RECORDS FOR THIS EXERCISE

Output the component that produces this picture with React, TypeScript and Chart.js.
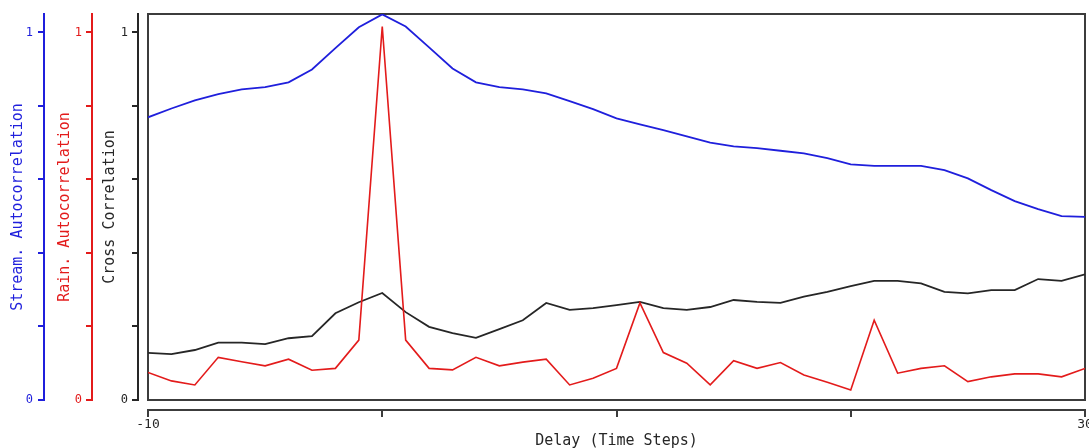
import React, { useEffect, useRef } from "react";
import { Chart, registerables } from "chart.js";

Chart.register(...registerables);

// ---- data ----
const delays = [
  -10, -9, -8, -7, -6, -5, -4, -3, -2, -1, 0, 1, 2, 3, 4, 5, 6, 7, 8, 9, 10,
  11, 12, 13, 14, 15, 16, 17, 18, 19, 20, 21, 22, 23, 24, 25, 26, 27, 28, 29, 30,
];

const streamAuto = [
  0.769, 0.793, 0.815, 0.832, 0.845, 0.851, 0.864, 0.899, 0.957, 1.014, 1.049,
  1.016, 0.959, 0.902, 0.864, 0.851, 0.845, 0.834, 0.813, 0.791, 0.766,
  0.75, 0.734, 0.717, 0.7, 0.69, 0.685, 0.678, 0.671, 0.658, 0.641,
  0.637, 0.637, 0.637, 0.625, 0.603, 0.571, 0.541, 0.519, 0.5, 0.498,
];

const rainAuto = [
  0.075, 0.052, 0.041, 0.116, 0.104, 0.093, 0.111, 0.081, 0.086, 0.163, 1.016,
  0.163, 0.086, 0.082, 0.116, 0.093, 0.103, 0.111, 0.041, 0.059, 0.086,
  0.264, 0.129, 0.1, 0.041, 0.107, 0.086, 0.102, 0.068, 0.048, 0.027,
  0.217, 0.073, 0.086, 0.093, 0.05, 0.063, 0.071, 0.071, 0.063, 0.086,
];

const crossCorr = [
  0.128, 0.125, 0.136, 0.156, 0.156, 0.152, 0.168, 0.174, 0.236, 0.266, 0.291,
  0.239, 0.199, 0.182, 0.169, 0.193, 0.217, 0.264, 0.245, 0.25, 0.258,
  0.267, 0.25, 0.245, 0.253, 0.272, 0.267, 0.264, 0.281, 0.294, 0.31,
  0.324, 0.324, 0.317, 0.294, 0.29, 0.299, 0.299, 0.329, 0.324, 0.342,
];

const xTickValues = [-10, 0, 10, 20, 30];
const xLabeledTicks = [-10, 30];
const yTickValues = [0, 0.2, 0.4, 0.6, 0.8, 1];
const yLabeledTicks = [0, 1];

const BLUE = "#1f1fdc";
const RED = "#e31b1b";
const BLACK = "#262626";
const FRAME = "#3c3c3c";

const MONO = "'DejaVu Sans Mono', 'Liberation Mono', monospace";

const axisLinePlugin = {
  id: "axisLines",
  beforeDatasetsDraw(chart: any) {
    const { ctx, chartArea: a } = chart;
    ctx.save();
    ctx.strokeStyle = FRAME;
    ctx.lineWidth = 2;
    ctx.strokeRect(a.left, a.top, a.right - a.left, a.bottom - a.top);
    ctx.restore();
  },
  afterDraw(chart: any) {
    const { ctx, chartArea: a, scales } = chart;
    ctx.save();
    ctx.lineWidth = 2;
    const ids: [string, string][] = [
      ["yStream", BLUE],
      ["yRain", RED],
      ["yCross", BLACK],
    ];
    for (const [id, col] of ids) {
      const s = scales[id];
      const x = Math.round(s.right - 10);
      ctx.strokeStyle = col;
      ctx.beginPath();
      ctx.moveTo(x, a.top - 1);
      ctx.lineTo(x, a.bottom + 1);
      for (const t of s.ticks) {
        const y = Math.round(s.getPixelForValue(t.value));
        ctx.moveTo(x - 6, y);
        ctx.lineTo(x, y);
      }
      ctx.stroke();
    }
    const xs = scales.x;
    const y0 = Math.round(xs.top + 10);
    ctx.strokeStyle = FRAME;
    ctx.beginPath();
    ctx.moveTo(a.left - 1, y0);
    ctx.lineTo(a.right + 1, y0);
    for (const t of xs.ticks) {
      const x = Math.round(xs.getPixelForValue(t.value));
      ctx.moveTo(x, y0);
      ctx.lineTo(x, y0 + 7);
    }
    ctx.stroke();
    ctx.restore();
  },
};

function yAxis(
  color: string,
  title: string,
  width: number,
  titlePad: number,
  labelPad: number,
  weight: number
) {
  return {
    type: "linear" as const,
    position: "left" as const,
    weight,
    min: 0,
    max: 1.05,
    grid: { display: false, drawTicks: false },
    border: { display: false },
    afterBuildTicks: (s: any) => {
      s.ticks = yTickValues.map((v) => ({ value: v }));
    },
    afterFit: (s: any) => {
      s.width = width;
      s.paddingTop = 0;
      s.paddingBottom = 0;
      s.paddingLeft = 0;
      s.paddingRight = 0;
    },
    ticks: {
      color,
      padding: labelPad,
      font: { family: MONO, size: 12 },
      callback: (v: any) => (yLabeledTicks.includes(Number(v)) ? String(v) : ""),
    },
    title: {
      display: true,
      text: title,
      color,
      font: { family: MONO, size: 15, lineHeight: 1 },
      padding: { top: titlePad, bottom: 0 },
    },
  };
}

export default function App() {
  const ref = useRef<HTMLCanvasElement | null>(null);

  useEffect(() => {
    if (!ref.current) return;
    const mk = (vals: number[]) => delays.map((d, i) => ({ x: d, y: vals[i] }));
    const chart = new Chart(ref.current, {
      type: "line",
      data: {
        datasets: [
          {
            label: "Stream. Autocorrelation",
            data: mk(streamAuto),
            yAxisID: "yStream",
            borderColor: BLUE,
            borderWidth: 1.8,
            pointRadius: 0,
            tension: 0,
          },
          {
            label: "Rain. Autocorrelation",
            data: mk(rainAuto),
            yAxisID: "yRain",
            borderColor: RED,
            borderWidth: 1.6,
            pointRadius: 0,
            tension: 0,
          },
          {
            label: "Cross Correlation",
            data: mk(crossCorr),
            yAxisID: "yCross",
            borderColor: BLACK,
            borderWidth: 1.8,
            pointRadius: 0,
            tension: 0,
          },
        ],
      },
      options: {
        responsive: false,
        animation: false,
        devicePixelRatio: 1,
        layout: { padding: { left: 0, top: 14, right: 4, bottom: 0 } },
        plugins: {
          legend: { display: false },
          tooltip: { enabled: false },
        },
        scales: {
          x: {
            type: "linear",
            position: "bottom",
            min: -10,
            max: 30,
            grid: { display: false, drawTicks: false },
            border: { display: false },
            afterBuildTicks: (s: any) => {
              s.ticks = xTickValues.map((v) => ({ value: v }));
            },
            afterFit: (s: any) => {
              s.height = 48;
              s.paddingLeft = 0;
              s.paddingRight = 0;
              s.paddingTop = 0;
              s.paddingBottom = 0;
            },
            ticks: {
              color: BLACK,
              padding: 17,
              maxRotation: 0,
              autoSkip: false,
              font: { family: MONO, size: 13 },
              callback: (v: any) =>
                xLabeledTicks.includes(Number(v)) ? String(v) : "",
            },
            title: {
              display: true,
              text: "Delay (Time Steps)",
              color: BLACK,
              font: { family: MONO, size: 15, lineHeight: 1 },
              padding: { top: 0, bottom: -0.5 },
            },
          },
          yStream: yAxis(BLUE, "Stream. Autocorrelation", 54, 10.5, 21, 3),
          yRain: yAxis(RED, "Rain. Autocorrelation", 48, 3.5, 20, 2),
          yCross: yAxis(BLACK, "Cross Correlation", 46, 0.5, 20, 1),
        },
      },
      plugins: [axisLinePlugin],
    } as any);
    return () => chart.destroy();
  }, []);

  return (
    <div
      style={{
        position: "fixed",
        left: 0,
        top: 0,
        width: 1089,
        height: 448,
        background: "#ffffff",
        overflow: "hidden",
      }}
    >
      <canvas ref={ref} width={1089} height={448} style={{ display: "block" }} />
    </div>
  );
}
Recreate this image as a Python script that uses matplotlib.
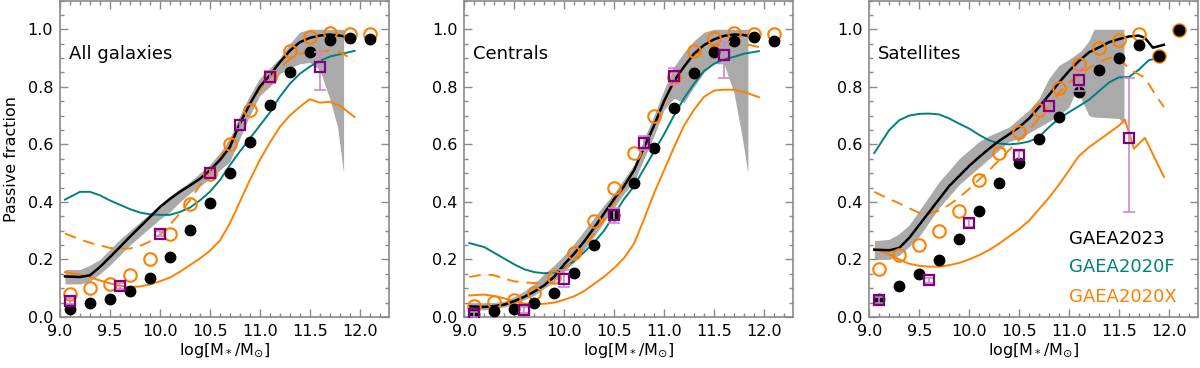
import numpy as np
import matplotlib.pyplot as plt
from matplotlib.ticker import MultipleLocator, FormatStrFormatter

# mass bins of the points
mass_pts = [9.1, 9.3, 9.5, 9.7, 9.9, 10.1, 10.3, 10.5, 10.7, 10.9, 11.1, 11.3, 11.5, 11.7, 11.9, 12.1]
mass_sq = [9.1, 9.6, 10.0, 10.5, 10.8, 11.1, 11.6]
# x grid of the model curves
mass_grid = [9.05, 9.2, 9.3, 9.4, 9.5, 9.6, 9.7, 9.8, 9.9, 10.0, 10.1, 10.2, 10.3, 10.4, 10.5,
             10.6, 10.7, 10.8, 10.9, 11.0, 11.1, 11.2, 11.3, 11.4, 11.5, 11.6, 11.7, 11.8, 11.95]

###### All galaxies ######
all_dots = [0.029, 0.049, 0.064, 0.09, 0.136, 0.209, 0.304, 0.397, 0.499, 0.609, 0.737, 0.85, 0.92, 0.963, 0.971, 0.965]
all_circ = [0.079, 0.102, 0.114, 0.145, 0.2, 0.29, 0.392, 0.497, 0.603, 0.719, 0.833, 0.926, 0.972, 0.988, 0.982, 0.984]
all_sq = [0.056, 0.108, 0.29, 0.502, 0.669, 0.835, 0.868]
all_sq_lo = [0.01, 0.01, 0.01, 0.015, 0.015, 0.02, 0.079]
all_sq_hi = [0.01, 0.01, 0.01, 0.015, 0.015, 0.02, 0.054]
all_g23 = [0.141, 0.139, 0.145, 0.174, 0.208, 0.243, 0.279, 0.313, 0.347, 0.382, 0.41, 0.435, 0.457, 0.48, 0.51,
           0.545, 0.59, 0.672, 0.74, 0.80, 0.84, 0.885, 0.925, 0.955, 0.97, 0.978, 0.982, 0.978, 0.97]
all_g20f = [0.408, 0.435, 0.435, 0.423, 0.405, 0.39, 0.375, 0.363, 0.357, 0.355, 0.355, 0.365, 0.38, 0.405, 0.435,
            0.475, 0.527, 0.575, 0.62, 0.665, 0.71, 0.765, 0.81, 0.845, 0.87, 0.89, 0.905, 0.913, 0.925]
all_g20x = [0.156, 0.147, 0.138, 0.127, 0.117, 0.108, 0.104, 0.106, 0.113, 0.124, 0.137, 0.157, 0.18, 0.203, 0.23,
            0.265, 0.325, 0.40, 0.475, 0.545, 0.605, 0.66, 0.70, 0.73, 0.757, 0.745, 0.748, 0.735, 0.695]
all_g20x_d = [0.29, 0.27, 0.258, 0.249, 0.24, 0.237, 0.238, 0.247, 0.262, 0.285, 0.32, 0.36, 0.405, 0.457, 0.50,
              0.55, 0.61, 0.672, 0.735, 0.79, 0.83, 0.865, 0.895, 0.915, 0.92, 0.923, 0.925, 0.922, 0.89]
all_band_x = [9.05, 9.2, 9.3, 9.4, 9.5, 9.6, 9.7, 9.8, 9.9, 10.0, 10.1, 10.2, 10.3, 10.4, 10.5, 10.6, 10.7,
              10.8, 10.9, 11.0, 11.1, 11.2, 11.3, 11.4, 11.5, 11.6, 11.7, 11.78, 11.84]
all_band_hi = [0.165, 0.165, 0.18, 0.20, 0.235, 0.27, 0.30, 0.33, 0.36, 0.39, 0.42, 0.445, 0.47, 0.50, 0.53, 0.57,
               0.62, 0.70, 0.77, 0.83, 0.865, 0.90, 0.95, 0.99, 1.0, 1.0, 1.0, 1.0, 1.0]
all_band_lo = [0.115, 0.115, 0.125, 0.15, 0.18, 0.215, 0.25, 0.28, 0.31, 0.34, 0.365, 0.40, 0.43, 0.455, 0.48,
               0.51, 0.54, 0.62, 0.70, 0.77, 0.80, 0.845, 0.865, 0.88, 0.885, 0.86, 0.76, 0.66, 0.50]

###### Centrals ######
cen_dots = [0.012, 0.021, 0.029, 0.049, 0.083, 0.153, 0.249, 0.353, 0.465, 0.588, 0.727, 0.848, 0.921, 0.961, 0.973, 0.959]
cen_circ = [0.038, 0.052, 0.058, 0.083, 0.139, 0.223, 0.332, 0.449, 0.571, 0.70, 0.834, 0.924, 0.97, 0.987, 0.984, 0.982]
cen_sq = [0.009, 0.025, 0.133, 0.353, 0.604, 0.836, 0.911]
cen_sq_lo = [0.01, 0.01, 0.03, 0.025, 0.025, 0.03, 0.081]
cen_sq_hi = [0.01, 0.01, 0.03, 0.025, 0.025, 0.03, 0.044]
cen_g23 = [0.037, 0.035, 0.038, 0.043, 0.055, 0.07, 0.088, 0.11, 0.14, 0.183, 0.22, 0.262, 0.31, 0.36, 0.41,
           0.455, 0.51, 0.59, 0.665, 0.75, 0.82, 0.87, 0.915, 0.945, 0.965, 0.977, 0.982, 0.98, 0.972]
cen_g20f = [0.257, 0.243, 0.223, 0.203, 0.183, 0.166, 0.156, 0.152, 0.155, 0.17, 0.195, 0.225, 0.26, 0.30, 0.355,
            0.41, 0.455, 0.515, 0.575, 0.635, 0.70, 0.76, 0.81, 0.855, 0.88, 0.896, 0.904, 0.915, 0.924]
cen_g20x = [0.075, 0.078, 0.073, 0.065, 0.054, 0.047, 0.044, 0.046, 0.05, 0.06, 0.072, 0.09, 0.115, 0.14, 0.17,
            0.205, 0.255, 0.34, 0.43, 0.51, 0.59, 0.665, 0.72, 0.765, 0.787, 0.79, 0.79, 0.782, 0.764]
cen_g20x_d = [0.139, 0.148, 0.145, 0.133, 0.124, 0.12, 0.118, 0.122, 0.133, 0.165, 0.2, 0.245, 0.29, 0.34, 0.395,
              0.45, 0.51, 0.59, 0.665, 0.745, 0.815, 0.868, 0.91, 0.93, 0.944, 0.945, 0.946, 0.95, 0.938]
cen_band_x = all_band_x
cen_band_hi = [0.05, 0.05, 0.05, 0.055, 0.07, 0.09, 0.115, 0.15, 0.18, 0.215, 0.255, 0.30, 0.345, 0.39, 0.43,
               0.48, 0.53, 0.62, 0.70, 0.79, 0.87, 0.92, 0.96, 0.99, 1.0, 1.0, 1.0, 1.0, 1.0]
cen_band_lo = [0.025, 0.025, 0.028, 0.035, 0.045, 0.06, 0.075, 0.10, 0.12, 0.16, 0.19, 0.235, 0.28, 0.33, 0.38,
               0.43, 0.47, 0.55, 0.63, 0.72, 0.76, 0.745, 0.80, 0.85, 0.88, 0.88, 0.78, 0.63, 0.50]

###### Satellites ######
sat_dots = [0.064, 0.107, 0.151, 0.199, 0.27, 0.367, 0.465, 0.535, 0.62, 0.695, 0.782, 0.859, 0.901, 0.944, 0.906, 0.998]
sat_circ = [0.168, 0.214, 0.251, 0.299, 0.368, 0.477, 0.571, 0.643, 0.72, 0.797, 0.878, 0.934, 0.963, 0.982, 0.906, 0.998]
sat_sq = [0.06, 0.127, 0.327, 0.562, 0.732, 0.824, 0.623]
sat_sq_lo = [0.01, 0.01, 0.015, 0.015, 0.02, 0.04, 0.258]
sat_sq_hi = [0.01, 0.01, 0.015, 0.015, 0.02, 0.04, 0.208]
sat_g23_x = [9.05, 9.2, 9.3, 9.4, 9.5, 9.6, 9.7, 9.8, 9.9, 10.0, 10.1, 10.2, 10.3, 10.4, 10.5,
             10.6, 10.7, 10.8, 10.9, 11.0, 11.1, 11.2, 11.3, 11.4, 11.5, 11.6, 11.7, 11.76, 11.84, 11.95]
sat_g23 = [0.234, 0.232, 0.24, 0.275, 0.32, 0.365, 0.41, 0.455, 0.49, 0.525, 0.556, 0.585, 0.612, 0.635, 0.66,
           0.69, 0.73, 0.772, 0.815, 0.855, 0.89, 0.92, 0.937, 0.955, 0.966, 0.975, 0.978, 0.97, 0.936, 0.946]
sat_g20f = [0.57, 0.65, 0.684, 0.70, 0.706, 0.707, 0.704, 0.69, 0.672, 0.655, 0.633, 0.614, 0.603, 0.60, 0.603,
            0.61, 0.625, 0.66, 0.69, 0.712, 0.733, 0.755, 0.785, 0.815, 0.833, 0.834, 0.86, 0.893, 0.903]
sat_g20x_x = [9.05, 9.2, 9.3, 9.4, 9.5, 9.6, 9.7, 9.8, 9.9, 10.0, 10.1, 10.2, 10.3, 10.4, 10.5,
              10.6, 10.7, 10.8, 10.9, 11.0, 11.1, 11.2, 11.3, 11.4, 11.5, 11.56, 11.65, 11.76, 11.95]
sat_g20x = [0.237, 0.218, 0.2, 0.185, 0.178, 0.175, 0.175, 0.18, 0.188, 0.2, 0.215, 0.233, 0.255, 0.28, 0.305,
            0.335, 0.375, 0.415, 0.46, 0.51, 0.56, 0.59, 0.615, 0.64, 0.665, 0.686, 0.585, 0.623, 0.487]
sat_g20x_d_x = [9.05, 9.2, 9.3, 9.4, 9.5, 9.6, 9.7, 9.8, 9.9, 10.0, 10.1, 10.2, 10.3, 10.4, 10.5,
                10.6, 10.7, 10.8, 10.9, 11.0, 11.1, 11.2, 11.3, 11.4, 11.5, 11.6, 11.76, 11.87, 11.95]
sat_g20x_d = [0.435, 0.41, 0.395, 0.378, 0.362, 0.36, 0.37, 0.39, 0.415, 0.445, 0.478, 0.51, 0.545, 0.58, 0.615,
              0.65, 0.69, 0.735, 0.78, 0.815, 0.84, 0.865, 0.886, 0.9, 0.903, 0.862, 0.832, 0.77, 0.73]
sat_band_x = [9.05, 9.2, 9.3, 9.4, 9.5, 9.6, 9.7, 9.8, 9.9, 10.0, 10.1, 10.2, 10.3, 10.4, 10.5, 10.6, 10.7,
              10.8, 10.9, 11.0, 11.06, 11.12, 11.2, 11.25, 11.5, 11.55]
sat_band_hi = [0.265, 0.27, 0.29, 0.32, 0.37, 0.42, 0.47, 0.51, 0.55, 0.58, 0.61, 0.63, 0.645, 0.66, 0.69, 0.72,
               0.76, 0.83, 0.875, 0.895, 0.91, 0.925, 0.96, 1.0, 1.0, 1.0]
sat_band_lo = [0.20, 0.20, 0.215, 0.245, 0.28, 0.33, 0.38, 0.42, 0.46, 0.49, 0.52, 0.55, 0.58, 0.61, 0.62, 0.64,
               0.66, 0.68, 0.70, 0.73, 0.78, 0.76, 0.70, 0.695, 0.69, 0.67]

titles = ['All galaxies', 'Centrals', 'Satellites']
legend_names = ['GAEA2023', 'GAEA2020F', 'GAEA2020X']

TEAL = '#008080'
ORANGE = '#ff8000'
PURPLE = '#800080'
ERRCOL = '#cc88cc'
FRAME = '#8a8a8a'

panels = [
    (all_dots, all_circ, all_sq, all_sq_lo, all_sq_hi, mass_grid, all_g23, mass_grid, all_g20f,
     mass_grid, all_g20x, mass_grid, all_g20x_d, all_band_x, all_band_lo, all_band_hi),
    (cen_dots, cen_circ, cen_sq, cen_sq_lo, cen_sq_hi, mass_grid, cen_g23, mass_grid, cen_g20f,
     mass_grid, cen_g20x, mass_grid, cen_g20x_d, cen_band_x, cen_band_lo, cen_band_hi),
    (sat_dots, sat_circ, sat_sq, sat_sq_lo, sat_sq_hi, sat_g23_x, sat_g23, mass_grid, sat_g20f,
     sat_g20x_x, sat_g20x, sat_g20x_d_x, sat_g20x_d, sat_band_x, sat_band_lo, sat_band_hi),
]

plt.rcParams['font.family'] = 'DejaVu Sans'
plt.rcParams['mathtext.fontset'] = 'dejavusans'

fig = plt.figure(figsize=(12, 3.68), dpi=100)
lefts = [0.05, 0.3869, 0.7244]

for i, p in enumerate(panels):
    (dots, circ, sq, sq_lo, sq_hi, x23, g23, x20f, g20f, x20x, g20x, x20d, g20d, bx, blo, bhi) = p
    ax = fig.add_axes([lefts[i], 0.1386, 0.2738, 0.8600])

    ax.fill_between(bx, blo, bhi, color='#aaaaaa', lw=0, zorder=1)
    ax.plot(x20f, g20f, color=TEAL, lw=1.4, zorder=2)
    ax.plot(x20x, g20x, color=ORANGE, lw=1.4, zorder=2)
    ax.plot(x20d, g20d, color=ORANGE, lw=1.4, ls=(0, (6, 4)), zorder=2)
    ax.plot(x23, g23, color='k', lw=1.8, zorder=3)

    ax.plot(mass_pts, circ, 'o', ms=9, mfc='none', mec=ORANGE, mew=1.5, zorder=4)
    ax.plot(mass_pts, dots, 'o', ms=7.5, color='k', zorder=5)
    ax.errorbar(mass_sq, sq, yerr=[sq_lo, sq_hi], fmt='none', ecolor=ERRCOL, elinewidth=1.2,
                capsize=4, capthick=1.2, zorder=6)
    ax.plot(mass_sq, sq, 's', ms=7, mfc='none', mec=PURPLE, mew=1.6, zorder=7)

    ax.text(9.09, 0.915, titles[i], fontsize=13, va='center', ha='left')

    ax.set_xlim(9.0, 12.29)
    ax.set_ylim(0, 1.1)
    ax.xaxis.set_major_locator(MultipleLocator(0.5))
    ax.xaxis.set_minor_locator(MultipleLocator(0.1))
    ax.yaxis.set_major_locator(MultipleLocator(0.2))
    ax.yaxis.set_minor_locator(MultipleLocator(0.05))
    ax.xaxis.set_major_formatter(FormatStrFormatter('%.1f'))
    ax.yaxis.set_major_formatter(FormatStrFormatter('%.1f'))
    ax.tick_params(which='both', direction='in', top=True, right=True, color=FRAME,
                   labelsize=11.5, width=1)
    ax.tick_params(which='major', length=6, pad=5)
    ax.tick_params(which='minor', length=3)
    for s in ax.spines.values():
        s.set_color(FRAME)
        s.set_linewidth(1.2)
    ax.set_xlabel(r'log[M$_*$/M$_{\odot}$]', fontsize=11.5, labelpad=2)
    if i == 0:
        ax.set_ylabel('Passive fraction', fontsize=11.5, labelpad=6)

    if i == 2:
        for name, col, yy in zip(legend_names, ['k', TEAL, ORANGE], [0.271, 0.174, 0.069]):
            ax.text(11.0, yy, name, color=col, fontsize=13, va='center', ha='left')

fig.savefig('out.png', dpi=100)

GIVEN INSTRUCTION
Keep to the stretch from the line containing "Recreate this image" through the line containing "from matplotlib.ticker import", both ends included, and copy it exactly from the listing above, minus the pictures.

RESULT FOR THIS EXERCISE
Recreate this image as a Python script that uses matplotlib.
import numpy as np
import matplotlib.pyplot as plt
from matplotlib.ticker import MultipleLocator, FormatStrFormatter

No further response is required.